# Information from uncertainty

1. Jul 23, 2014

### friend

In a communication channel there is the time-bandwidth product limiting the amount of information that can pass through the channel. The math for Heisenberg's Uncertainty Principle is very much similar to the math for the time-bandwidth product. I wonder if this allows us to discover by analogy if there is some underlying limit to information in a quantum system. And I wonder if this tells us what would be the analog to a bit in physics.

2. Jul 24, 2014

### friend

I'm a little confused because I'm used to thinking of information associated with probability distributions. And so I can understand information being linked with Heisenberg's Uncertainty Principle, since that involve the variance of the position and the variance of the momentum. These variances are with respect to probabilities of measuring the particle's position and momentum. So we're speaking of probability distributions from which information can be derived.

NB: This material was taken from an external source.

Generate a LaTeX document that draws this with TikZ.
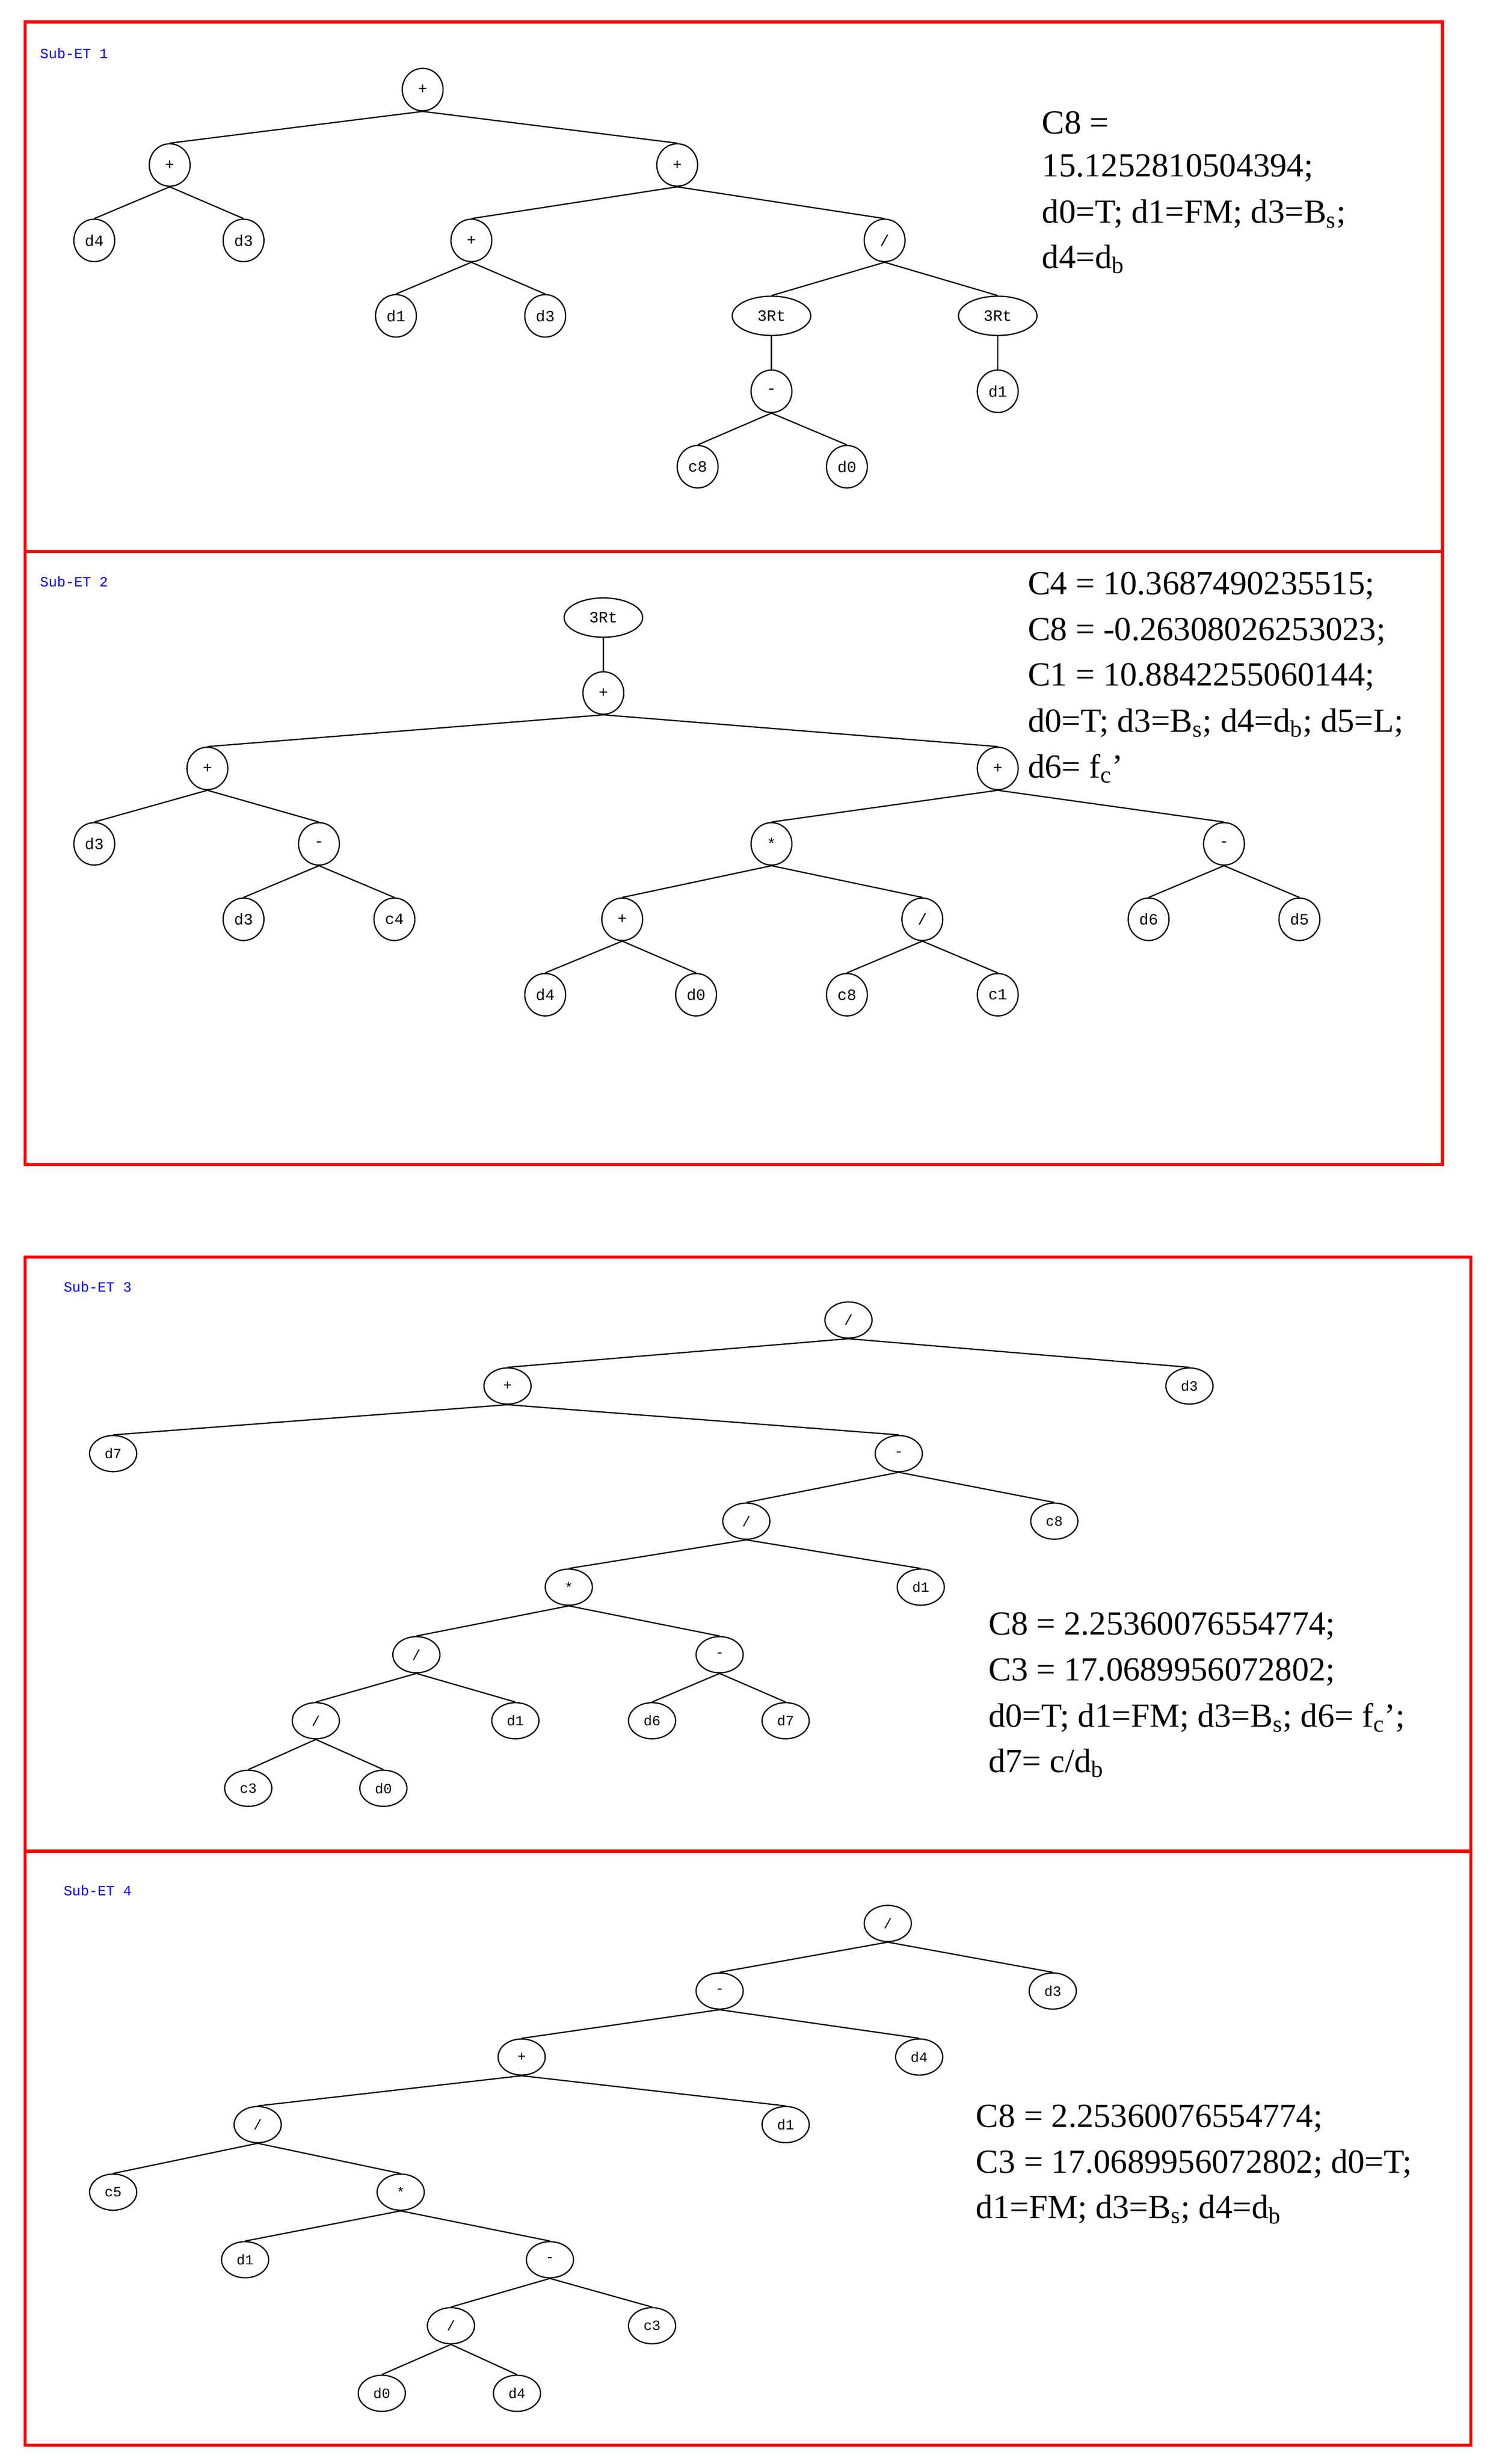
\documentclass[tikz,border=0pt]{standalone}
\usepackage{fontspec}
\setmainfont{Liberation Serif}
\newfontfamily\monof{Liberation Mono}
\usetikzlibrary{shapes.geometric}
\begin{document}
\begin{tikzpicture}[x=1pt,y=-1pt,
  nd/.style={ellipse,draw,line width=0.8pt,inner sep=0pt,minimum width=26pt,minimum height=27pt,font=\monof\fontsize{10}{10}\selectfont},
  wd/.style={nd,minimum width=50pt,minimum height=25pt},
  sm/.style={nd,minimum width=30pt,minimum height=23pt,font=\monof\fontsize{9}{9}\selectfont},
  ed/.style={line width=0.8pt},
  box/.style={draw=red,line width=2pt},
  ttl/.style={anchor=west,text=blue,font=\monof\fontsize{9}{9}\selectfont},
  info/.style={anchor=west,inner sep=0pt,font=\fontsize{21.5}{21.5}\selectfont}]
\useasboundingbox (0,0) rectangle (950,1568);
\draw[box] (16,14) rectangle (918,351);
\draw[box] (16,351) rectangle (918,741);
\draw[box] (16,800) rectangle (936,1178);
\draw[box] (16,1178) rectangle (936,1556);
\node[ttl] (t1) at (22,34) {Sub-ET 1};
\node[ttl] (t2) at (22,370) {Sub-ET 2};
\node[ttl] (t3) at (37,819) {Sub-ET 3};
\node[ttl] (t4) at (37,1203) {Sub-ET 4};
% tree 1
\node[nd] (a1) at (269,57) {+};
\node[nd] (a2) at (108,105) {+};
\node[nd] (a3) at (431,105) {+};
\node[nd] (a4) at (60,153) {d4};
\node[nd] (a5) at (155,153) {d3};
\node[nd] (a6) at (300,153) {+};
\node[nd] (a7) at (563,153) {/};
\node[nd] (a8) at (252,201) {d1};
\node[nd] (a9) at (347,201) {d3};
\node[wd] (a10) at (491,201) {3Rt};
\node[wd] (a11) at (635,201) {3Rt};
\node[nd] (a12) at (491,249) {-};
\node[nd] (a13) at (635,249) {d1};
\node[nd] (a14) at (444,297) {c8};
\node[nd] (a15) at (539,297) {d0};
\foreach \p/\c in {a1/a2,a1/a3,a2/a4,a2/a5,a3/a6,a3/a7,a6/a8,a6/a9,a7/a10,a7/a11,a10/a12,a11/a13,a12/a14,a12/a15}
  \draw[ed] (\p.south) -- (\c.north);
\node[info] (i1) at (663,78) {C8 =};
\node[info] (i2) at (663,107) {15.1252810504394;};
\node[info] (i3) at (663,136) {d0=T; d1=FM; d3=B\textsubscript{s};};
\node[info] (i4) at (663,165) {d4=d\textsubscript{b}};
% tree 2
\node[wd] (b1) at (384,393) {3Rt};
\node[nd] (b2) at (384,441) {+};
\node[nd] (b3) at (132,489) {+};
\node[nd] (b4) at (635,489) {+};
\node[nd] (b5) at (60,537) {d3};
\node[nd] (b6) at (203,537) {-};
\node[nd] (b7) at (491,537) {*};
\node[nd] (b8) at (779,537) {-};
\node[nd] (b9) at (155,585) {d3};
\node[nd] (b10) at (251,585) {c4};
\node[nd] (b11) at (396,585) {+};
\node[nd] (b12) at (587,585) {/};
\node[nd] (b13) at (731,585) {d6};
\node[nd] (b14) at (827,585) {d5};
\node[nd] (b15) at (347,633) {d4};
\node[nd] (b16) at (443,633) {d0};
\node[nd] (b17) at (539,633) {c8};
\node[nd] (b18) at (635,633) {c1};
\foreach \p/\c in {b1/b2,b2/b3,b2/b4,b3/b5,b3/b6,b4/b7,b4/b8,b6/b9,b6/b10,b7/b11,b7/b12,b8/b13,b8/b14,b11/b15,b11/b16,b12/b17,b12/b18}
  \draw[ed] (\p.south) -- (\c.north);
\node[info] (j1) at (654,373) {C4 = 10.3687490235515;};
\node[info] (j2) at (654,402) {C8 = -0.26308026253023;};
\node[info] (j3) at (654,431) {C1 = 10.8842255060144;};
\node[info] (j4) at (654,460) {d0=T; d3=B\textsubscript{s}; d4=d\textsubscript{b}; d5=L;};
\node[info] (j5) at (654,489) {d6= f\textsubscript{c}’};
% tree 3
\node[sm] (c1) at (540,840) {/};
\node[sm] (c2) at (323,882) {+};
\node[sm] (c3) at (757,882) {d3};
\node[sm] (c4) at (72,925) {d7};
\node[sm] (c5) at (572,925) {-};
\node[sm] (c6) at (475,968) {/};
\node[sm] (c7) at (671,968) {c8};
\node[sm] (c8) at (362,1010) {*};
\node[sm] (c9) at (586,1010) {d1};
\node[sm] (c10) at (265,1053) {/};
\node[sm] (c11) at (458,1053) {-};
\node[sm] (c12) at (201,1095) {/};
\node[sm] (c13) at (328,1095) {d1};
\node[sm] (c14) at (415,1095) {d6};
\node[sm] (c15) at (500,1095) {d7};
\node[sm] (c16) at (158,1138) {c3};
\node[sm] (c17) at (244,1138) {d0};
\foreach \p/\c in {c1/c2,c1/c3,c2/c4,c2/c5,c5/c6,c5/c7,c6/c8,c6/c9,c8/c10,c8/c11,c10/c12,c10/c13,c11/c14,c11/c15,c12/c16,c12/c17}
  \draw[ed] (\p.south) -- (\c.north);
\node[info] (k1) at (629,1035) {C8 = 2.25360076554774;};
\node[info] (k2) at (629,1064) {C3 = 17.0689956072802;};
\node[info] (k3) at (629,1093) {d0=T; d1=FM; d3=B\textsubscript{s}; d6= f\textsubscript{c}’;};
\node[info] (k4) at (629,1122) {d7= c/d\textsubscript{b}};
% tree 4
\node[sm] (e1) at (565,1224) {/};
\node[sm] (e2) at (458,1267) {-};
\node[sm] (e3) at (670,1267) {d3};
\node[sm] (e4) at (332,1309) {+};
\node[sm] (e5) at (585,1309) {d4};
\node[sm] (e6) at (164,1352) {/};
\node[sm] (e7) at (500,1352) {d1};
\node[sm] (e8) at (72,1395) {c5};
\node[sm] (e9) at (255,1395) {*};
\node[sm] (e10) at (156,1438) {d1};
\node[sm] (e11) at (350,1438) {-};
\node[sm] (e12) at (287,1480) {/};
\node[sm] (e13) at (415,1480) {c3};
\node[sm] (e14) at (243,1523) {d0};
\node[sm] (e15) at (329,1523) {d4};
\foreach \p/\c in {e1/e2,e1/e3,e2/e4,e2/e5,e4/e6,e4/e7,e6/e8,e6/e9,e9/e10,e9/e11,e11/e12,e11/e13,e12/e14,e12/e15}
  \draw[ed] (\p.south) -- (\c.north);
\node[info] (l1) at (621,1348) {C8 = 2.25360076554774;};
\node[info] (l2) at (621,1377) {C3 = 17.0689956072802; d0=T;};
\node[info] (l3) at (621,1406) {d1=FM; d3=B\textsubscript{s}; d4=d\textsubscript{b}};
\end{tikzpicture}
\end{document}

But I don't understand what a pulse-width or a band-width has to do with a probability distribution in order to calculated it's information content. Yet, if I'm not mistaken, this is the context in which information theoretic concepts were derived.

Any insight into all this would be appreciated.

Last edited: Jul 24, 2014
3. Jul 24, 2014

### atyy

The Heisenberg uncertainty principle is exactly the same as the time-bandwidth relation in signal processing. The Wigner function in quantum mechanics is related to the Wigner-Ville and Cohen class transforms in signal processing.

There is are quantum analogues of the Shannon mutual information and other classical information theoretic concepts. The quantum mutual information is the entanglement entropy at zero temperature.
http://arxiv.org/abs/quant-ph/0102094
http://arxiv.org/abs/1106.1445

4. Jul 25, 2014

### friend

Thank you for sharing. Although, the papers you reference seem to be interested only in information capacity and processing. I think it may go deeper than that, and perhaps more directly.

For example, I have to wonder if the physical analog of information capacity limits of a channel might ultimately be responsible for the speed of light/information. Some people think that gravity may be an entropic emergent property. And so far, it seems the most relevant connection between information and physics is the similar formulations between the pulse-width band-width product and the Heisenberg uncertainty principle. Does anyone know of any papers that more directly explore this connection?

5. Jul 25, 2014

### atyy

http://arxiv.org/abs/quant-ph/0603121 or http://arxiv.org/abs/1309.2308? The "Lieb-Robinson bound" is an emergent "speed limit", like the speed of light.

Last edited: Jul 25, 2014
6. Jul 26, 2014

### friend

Yes, it seems spacetime is the medium in which physical events happen that requires information to describe. Some think that physical reality comes from pure information; they say "it from bits", etc. And I'm beginning to wonder about this as well.

So perhaps spacetime is analogous to memory, and particle arrangements and interactions are analogous to the information stored in that memory. So this brings me to wonder about why spacetime would be created to begin with. And I'm reminded, if I recall correctly, that the act of erasing memory in and of itself increases entropy. But erasing memory in effect is creating more storage capacity in which other information can be stored.

So is the expansion of space (during inflation and now the acceleration of expansion) a necessary process to increase entropy. Perhaps if nothing else is happening to increase entropy, then space expands to increase entropy. I'm not sure how to go about researching these ideas. Are there any papers out there that incorporate all this? Thanks.

7. Jul 28, 2014

### friend

As an interim calculation, does the pulse-width band-width product imply a propagation velocity of the signals that carries the information down the channel?